In a growing number of consumer transactions, firms exploit consumer confusion and promote poor buying choices. Consumer law generally responds with disclosure and design rules aimed at aligning consumer and firm interests. But with modern experimental and data-analysis techniques, firms can run circles around these rules. The process for enacting disclosure and design rules leaves regulators tied to slow, circumscribed responses. What is needed is a new regulatory instrument that can accomplish two objectives. First, it should unite the interests of firms with the goals of regulators through performance standards for consumer comprehension or suitable consumer product use, thereby redirecting the creative potential of the private sector (much like emissions standards do for pollution reduction). Second, the new regulatory instrument should institutionalize a monitoring system that provides feedback on actual consumer comprehension and product choices, which can be used to improve both the marketplace and regulation in a virtuous cycle.

This Article suggests a fresh approach to consumer law, one that has been tried piecemeal in consumer regulation but without an express intellectual foundation—until now. The principal aim of the approach is modest—to bring consumer transactions in line with consumer expectations. Its broader objective is more ambitious—to make the law as agile as firms are. Performance-based consumer law has the potential to incentivize firms to educate rather than obfuscate, develop product designs that align with consumer expectations rather than defy them, and channel consumers toward products that are suitable for the consumers’ circumstances. Moreover, even if performance-based regulation does not directly lead to dramatic gains in consumer comprehension or to marked declines in unsuitable uses of consumer products, the process of establishing and implementing such regulation promises dividends for improving traditional forms of regulation. But performance-based consumer law is more than a technocratic exercise. It is based on—and its operation would reinscribe—a normative vision of consumer law that places consumers at the center.

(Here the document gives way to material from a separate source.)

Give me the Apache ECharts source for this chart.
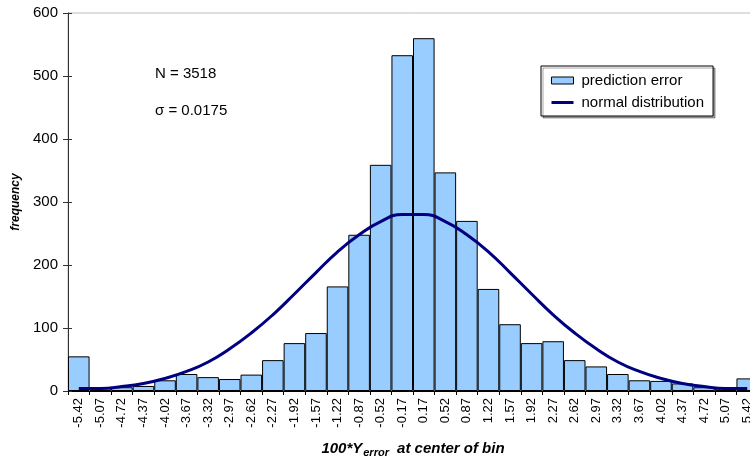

This Article is particularly timely in at least three respects. First, it answers the question implicitly asked by recent critiques of mandated disclosure: What should we do instead? Second, it plots a promising course for the young Consumer Financial Protection Bureau that is plainly authorized by the Dodd-Frank Act. Third, the policy structure it proposes would be helpful in several areas in which policymakers are currently at a loss for what to do, including personal-data privacy, opaque consumer-product pricing schemes, and drug marketing to consumers.